First, it is considered good scientific practice to provide enough information
for others to validate your results. This includes detailed hardware and
software specifications about the testbeds. Although it is usually not
practical to include such large amounts of information in a conference paper, it
can be published in an online appendix. Whereas it can be difficult for a
researcher to accurately validate another's results without the exact testbed,
it is still possible to see if the results generally correlate.
Second, there may be a case where a researcher creates a system that has similar
properties to yours (e.g., they are both encryption file systems).
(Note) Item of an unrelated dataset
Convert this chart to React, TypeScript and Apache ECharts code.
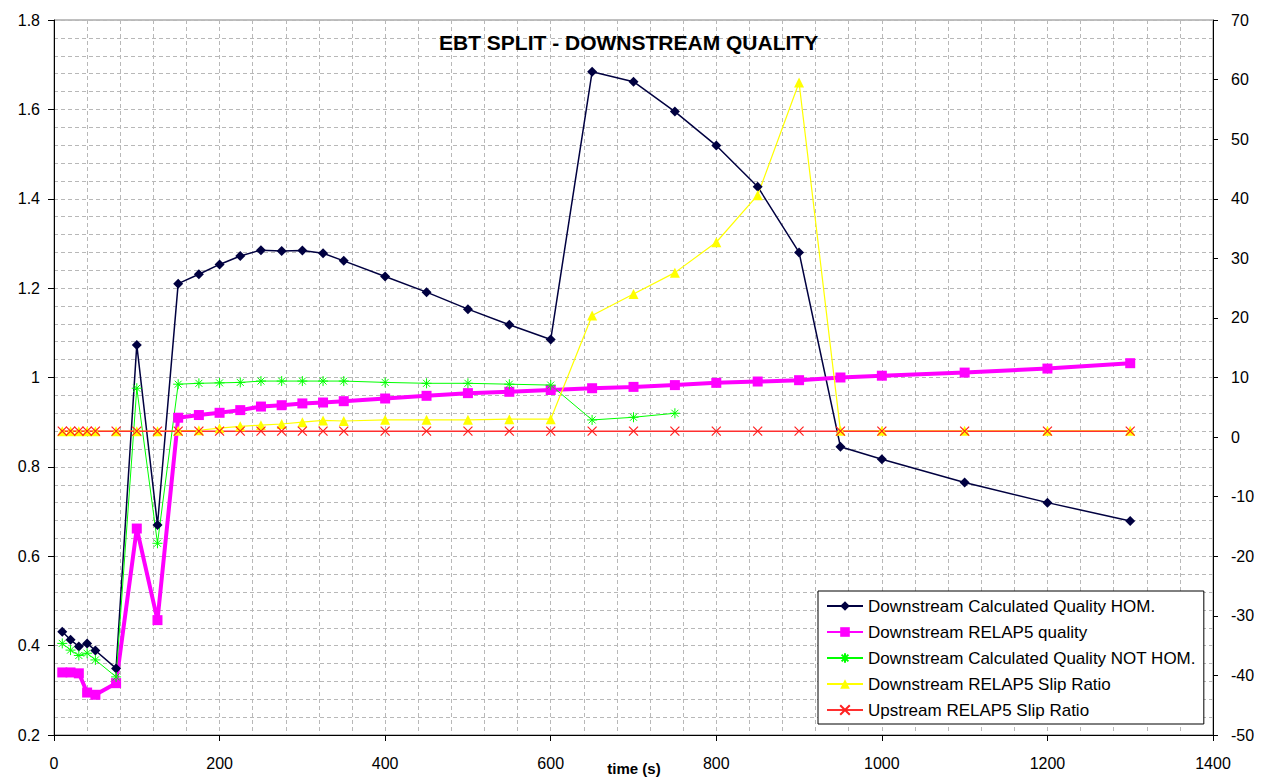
import React, { useEffect, useRef } from "react";
import * as echarts from "echarts";

const titleText = "EBT SPLIT - DOWNSTREAM QUALITY";
const xAxisName = "time (s)";

const timeFull = [10, 20, 30, 40, 50, 75, 100, 125, 150, 175, 200, 225, 250, 275, 300, 325, 350, 400, 450, 500, 550, 600, 650, 700, 750, 800, 850, 900, 950, 1000, 1100, 1200, 1300];
const timeNotHom = [10, 20, 30, 40, 50, 75, 100, 125, 150, 175, 200, 225, 250, 275, 300, 325, 350, 400, 450, 500, 550, 600, 650, 700, 750];

const qualityHom = [0.431, 0.413, 0.398, 0.405, 0.389, 0.349, 1.073, 0.670, 1.210, 1.231, 1.253, 1.272, 1.285, 1.283, 1.284, 1.278, 1.261, 1.226, 1.191, 1.153, 1.118, 1.085, 1.684, 1.662, 1.595, 1.519, 1.427, 1.280, 0.845, 0.817, 0.765, 0.720, 0.679];
const relap5Quality = [0.340, 0.340, 0.338, 0.295, 0.290, 0.316, 0.662, 0.457, 0.910, 0.916, 0.921, 0.927, 0.935, 0.938, 0.942, 0.944, 0.947, 0.953, 0.959, 0.965, 0.968, 0.972, 0.976, 0.979, 0.983, 0.988, 0.991, 0.994, 1.000, 1.004, 1.011, 1.020, 1.032];
const qualityNotHom = [0.405, 0.390, 0.378, 0.383, 0.368, 0.330, 0.976, 0.629, 0.985, 0.987, 0.988, 0.989, 0.992, 0.992, 0.992, 0.992, 0.992, 0.989, 0.987, 0.987, 0.985, 0.983, 0.905, 0.911, 0.920];
const downSlip = [1.0, 1.0, 1.0, 1.0, 1.0, 1.0, 1.0, 1.0, 1.05, 1.15, 1.5, 1.8, 2.0, 2.2, 2.5, 2.8, 2.7, 2.9, 2.9, 2.9, 3.0, 3.0, 20.4, 24.0, 27.6, 32.7, 40.6, 59.5, 1.05, 1.05, 1.05, 1.05, 1.05];
const upSlip = [1.0, 1.0, 1.0, 1.0, 1.0, 1.0, 1.0, 1.0, 1.0, 1.0, 1.0, 1.0, 1.0, 1.0, 1.0, 1.0, 1.0, 1.0, 1.0, 1.0, 1.0, 1.0, 1.0, 1.0, 1.0, 1.0, 1.0, 1.0, 1.0, 1.0, 1.0, 1.0, 1.0];

const seriesNames = [
  "Downstream Calculated Quality HOM.",
  "Downstream RELAP5 quality",
  "Downstream Calculated Quality NOT HOM.",
  "Downstream RELAP5 Slip Ratio",
  "Upstream RELAP5 Slip Ratio",
];

const pair = (xs: number[], ys: number[]) => xs.map((x, i) => [x, ys[i]]);

const FONT = "'Liberation Sans', Arial, sans-serif";
const GRID_COLOR = "#b8b8b8";

export default function App() {
  const ref = useRef<HTMLDivElement>(null);
  useEffect(() => {
    if (!ref.current) return;
    const chart = echarts.init(ref.current, undefined, { renderer: "svg" });
    const dashed = { color: GRID_COLOR, type: [4, 3] as any, width: 1 };
    chart.setOption({
      animation: false,
      backgroundColor: "#ffffff",
      title: {
        text: titleText,
        left: 439,
        top: 32,
        padding: 0,
        textStyle: { fontFamily: FONT, fontSize: 21, fontWeight: "bold", color: "#000" },
      },
      graphic: [
        {
          type: "text",
          x: 634,
          y: 768,
          style: {
            text: xAxisName,
            fontFamily: FONT,
            fontSize: 15,
            fontWeight: "bold",
            fill: "#000",
            align: "center",
            verticalAlign: "middle",
          },
        },
      ],
      grid: {
        left: 54,
        right: 57,
        top: 20,
        bottom: 45,
        containLabel: false,
        outerBoundsMode: "none",
        show: true,
        borderColor: "#808080",
        borderWidth: 1,
        backgroundColor: "transparent",
      },
      legend: {
        orient: "vertical",
        left: 818,
        top: 591,
        padding: [6, 8, 5, 8],
        itemGap: 8,
        itemWidth: 36,
        itemHeight: 12,
        backgroundColor: "#ffffff",
        borderColor: "#000000",
        borderWidth: 1,
        borderRadius: 0,
        textStyle: { fontFamily: FONT, fontSize: 17, color: "#000", lineHeight: 18 },
        data: seriesNames,
      },
      xAxis: {
        type: "value",
        min: 0,
        max: 1400,
        interval: 200,
        axisLine: { show: true, onZero: false, lineStyle: { color: "#000", width: 1 } },
        axisTick: { show: true, length: 6, lineStyle: { color: "#000" } },
        axisLabel: { fontFamily: FONT, fontSize: 16, color: "#000", margin: 20, formatter: (v: number) => String(v) },
        splitLine: { show: true, lineStyle: dashed },
        minorTick: { show: false, splitNumber: 5 },
        minorSplitLine: { show: true, lineStyle: dashed },
      },
      yAxis: [
        {
          type: "value",
          min: 0.2,
          max: 1.8,
          interval: 0.2,
          position: "left",
          axisLine: { show: true, onZero: false, lineStyle: { color: "#000", width: 1 } },
          axisTick: { show: true, length: 6, lineStyle: { color: "#000" } },
          axisLabel: { fontFamily: FONT, fontSize: 16, color: "#000", margin: 14, formatter: (v: number) => String(Math.round(v * 10) / 10) },
          splitLine: { show: true, lineStyle: dashed },
          minorTick: { show: false, splitNumber: 5 },
          minorSplitLine: { show: true, lineStyle: dashed },
        },
        {
          type: "value",
          min: -50,
          max: 70,
          interval: 10,
          position: "right",
          axisLine: { show: true, onZero: false, lineStyle: { color: "#000", width: 1 } },
          axisTick: { show: true, length: 5, lineStyle: { color: "#000" } },
          axisLabel: { fontFamily: FONT, fontSize: 16, color: "#000", margin: 18 },
          splitLine: { show: false },
        },
      ],
      series: [
        {
          name: seriesNames[0],
          type: "line",
          yAxisIndex: 0,
          data: pair(timeFull, qualityHom),
          symbol: "diamond",
          symbolSize: 10,
          lineStyle: { color: "#000040", width: 1.5 },
          itemStyle: { color: "#000040" },
        },
        {
          name: seriesNames[1],
          type: "line",
          yAxisIndex: 0,
          data: pair(timeFull, relap5Quality),
          symbol: "rect",
          symbolSize: 10,
          lineStyle: { color: "#ff00ff", width: 4 },
          itemStyle: { color: "#ff00ff" },
        },
        {
          name: seriesNames[2],
          type: "line",
          yAxisIndex: 0,
          data: pair(timeNotHom, qualityNotHom),
          symbol: "path://M5,0L5,10M0,5L10,5M1.5,1.5L8.5,8.5M8.5,1.5L1.5,8.5",
          symbolSize: 10,
          lineStyle: { color: "#00ff00", width: 1 },
          itemStyle: { color: "#00ff00", borderColor: "#00ff00", borderWidth: 1 },
        },
        {
          name: seriesNames[3],
          type: "line",
          yAxisIndex: 1,
          data: pair(timeFull, downSlip),
          symbol: "triangle",
          symbolSize: 10,
          lineStyle: { color: "#ffff00", width: 1.2 },
          itemStyle: { color: "#ffff00" },
        },
        {
          name: seriesNames[4],
          type: "line",
          yAxisIndex: 1,
          data: pair(timeFull, upSlip),
          symbol: "path://M0,0L10,10M10,0L0,10",
          symbolSize: 9,
          lineStyle: { color: "#ff3030", width: 1.5 },
          itemStyle: { color: "#ff3030", borderColor: "#ff2020", borderWidth: 1.2 },
        },
      ],
    });
    return () => chart.dispose();
  }, []);
  return (
    <div
      ref={ref}
      style={{ position: "absolute", left: 0, top: 0, width: 1270, height: 780, background: "#fff" }}
    />
  );
}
It would be
logical for the researcher to compare the two systems. However, if your paper
showed an X% overhead over ext2, and the new file system has a Y% overhead
over ext2, no claim can be made about which of the two file systems is better
because the benchmarking environment is different. The researcher should
benchmark both research file systems using a setup that is as similar as
possible to that of the original benchmark. This way both file systems are
tested under the same conditions. Moreover, since they are running the
benchmark in the same way that you did, no claim can be made that they chose a
specific case in which their file system might perform better.
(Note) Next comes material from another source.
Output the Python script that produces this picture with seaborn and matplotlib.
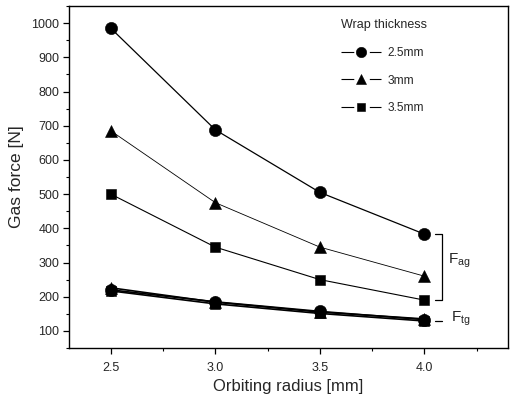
import matplotlib
matplotlib.use("Agg")
import matplotlib.pyplot as plt
from matplotlib.ticker import MultipleLocator
from matplotlib.lines import Line2D
import pandas as pd
import seaborn as sns

# Orbiting radius values [mm]
radius = [2.5, 3.0, 3.5, 4.0]
thickness_labels = ["2.5mm", "3mm", "3.5mm"]

# Axial gas force F_ag [N] for each wrap thickness
fag_25 = [985, 688, 505, 383]
fag_30 = [685, 475, 345, 260]
fag_35 = [500, 345, 250, 190]

# Tangential gas force F_tg [N] for each wrap thickness
ftg_25 = [220, 185, 157, 133]
ftg_30 = [226, 184, 155, 135]
ftg_35 = [217, 179, 151, 129]

sns.set_style("ticks")
plt.rcParams["font.family"] = ["Liberation Sans", "DejaVu Sans"]
plt.rcParams["mathtext.fontset"] = "custom"
plt.rcParams["mathtext.rm"] = "Liberation Sans"
plt.rcParams["mathtext.it"] = "Liberation Sans"

fig = plt.figure(figsize=(5.11, 3.98), dpi=100)
ax = fig.add_axes([69 / 511, 1 - 348 / 398, (508 - 69) / 511, (348 - 6) / 398])

markers = ["o", "^", "s"]
msizes = [8.8, 9.2, 7.6]
lws_top = [0.9, 0.6, 0.8]
fag = [fag_25, fag_30, fag_35]
ftg = [ftg_25, ftg_30, ftg_35]

for lab, mk, ms, lw, ya, yt in zip(thickness_labels, markers, msizes, lws_top, fag, ftg):
    d_a = pd.DataFrame({"r": radius, "F": ya})
    d_t = pd.DataFrame({"r": radius, "F": yt})
    sns.lineplot(data=d_a, x="r", y="F", ax=ax, color="black", lw=lw,
                 marker=mk, markersize=ms, markeredgecolor="black",
                 markeredgewidth=0.4, markerfacecolor="black", legend=False)
    sns.lineplot(data=d_t, x="r", y="F", ax=ax, color="black", lw=1.2,
                 marker=mk, markersize=ms, markeredgecolor="black",
                 markeredgewidth=0.4, markerfacecolor="black", legend=False)

ax.set_xlim(2.3, 4.4)
ax.set_ylim(50, 1050)
ax.xaxis.set_minor_locator(MultipleLocator(0.25))
ax.yaxis.set_minor_locator(MultipleLocator(50))
ax.set_xticks([2.5, 3.0, 3.5, 4.0])
ax.set_xticklabels(["2.5", "3.0", "3.5", "4.0"])
ax.set_yticks(range(100, 1001, 100))
ax.set_yticklabels([str(v) for v in range(100, 1001, 100)])

ax.tick_params(axis="both", which="major", direction="out", length=4,
               width=0.9, labelsize=9, color="black")
ax.tick_params(axis="both", which="minor", direction="out", length=2.5,
               width=0.8, color="black")
ax.tick_params(axis="x", which="major", pad=6)
ax.tick_params(axis="y", which="major", pad=3)
for sp in ax.spines.values():
    sp.set_visible(True)
    sp.set_linewidth(1.0)
    sp.set_color("black")

ax.set_xlabel("Orbiting radius [mm]", fontsize=12, labelpad=4)
ax.set_ylabel("Gas force [N]", fontsize=12.5, labelpad=5)

# Legend: line segments broken around each marker
handles = []
for mk, ms in zip(markers, msizes):
    handles.append(Line2D([], [], color="black", lw=0.8, marker=mk,
                          markersize=ms * 0.85, markerfacecolor="black",
                          markeredgecolor="black", markeredgewidth=0.4,
                          linestyle=(0, (11.5, 14))))
leg = ax.legend(handles, thickness_labels, title="Wrap thickness",
                loc="upper left", bbox_to_anchor=(0.6, 0.985), frameon=False,
                fontsize=8.6, title_fontsize=9, handlelength=3.4,
                handletextpad=0.5, labelspacing=1.3, borderpad=0.2)
leg._legend_box.align = "left"

# Brackets marking the axial and tangential force groups
bx = 4.085
ax.plot([bx - 0.035, bx, bx, bx - 0.035], [383, 383, 190, 190],
        color="black", lw=0.9)
ax.text(bx + 0.03, 305, r"$\mathrm{F_{ag}}$", fontsize=11, va="center", ha="left")
ax.plot([bx - 0.035, bx], [130, 130], color="black", lw=0.9)
ax.text(bx + 0.04, 136, r"$\mathrm{F_{tg}}$", fontsize=11, va="center", ha="left")

fig.savefig("out.png", dpi=100)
To help solve these two issues:
- Enough information should be made available about your testbed (both
hardware and any relevant software) so that an outside researcher can validate
your results.
- If possible, make your software available to other researchers so that they
can compare their system to yours. Releasing the source is preferred, but a
binary release can also be helpful if there are legal issues preventing the
release of source code. In addition, any benchmarks that were written and any
traces that were collected should be made available to others.
References
[1]
Ellard, D. and Seltzer, M. 2003. NFS Tricks and Benchmarking Traps. In
Proceedings of the Annual USENIX Technical Conference. USENIX
Association, San Antonio, TX, 101–114.
[2]
Meter, R. V. 1997. Observing the Effects of Multi-Zone
Disks. In Proceedings of the Annual USENIX Technical
Conference. USENIX Association, Anaheim, CA, 19–30.
[3]
Smith, K. A. and Seltzer, M. I. 1997. File System Aging — Increasing the
Relevance of File System Benchmarks. In Proceedings of the 1997 ACM
SIGMETRICS International Conference on Measurement and Modeling of Computer
Systems. ACM SIGOPS, Seattle, WA, 203–213.
[4]
Wright, C.P., Joukov, N., Kulkarni, D., Miretskiy, Y., and Zadok,
E. 2005. Auto-pilot: A Platform for System Software
Benchmarking. In Proceedings of the Annual USENIX Technical Conference,
FREENIX Track. USENIX Association, Anaheim, CA, 175–187.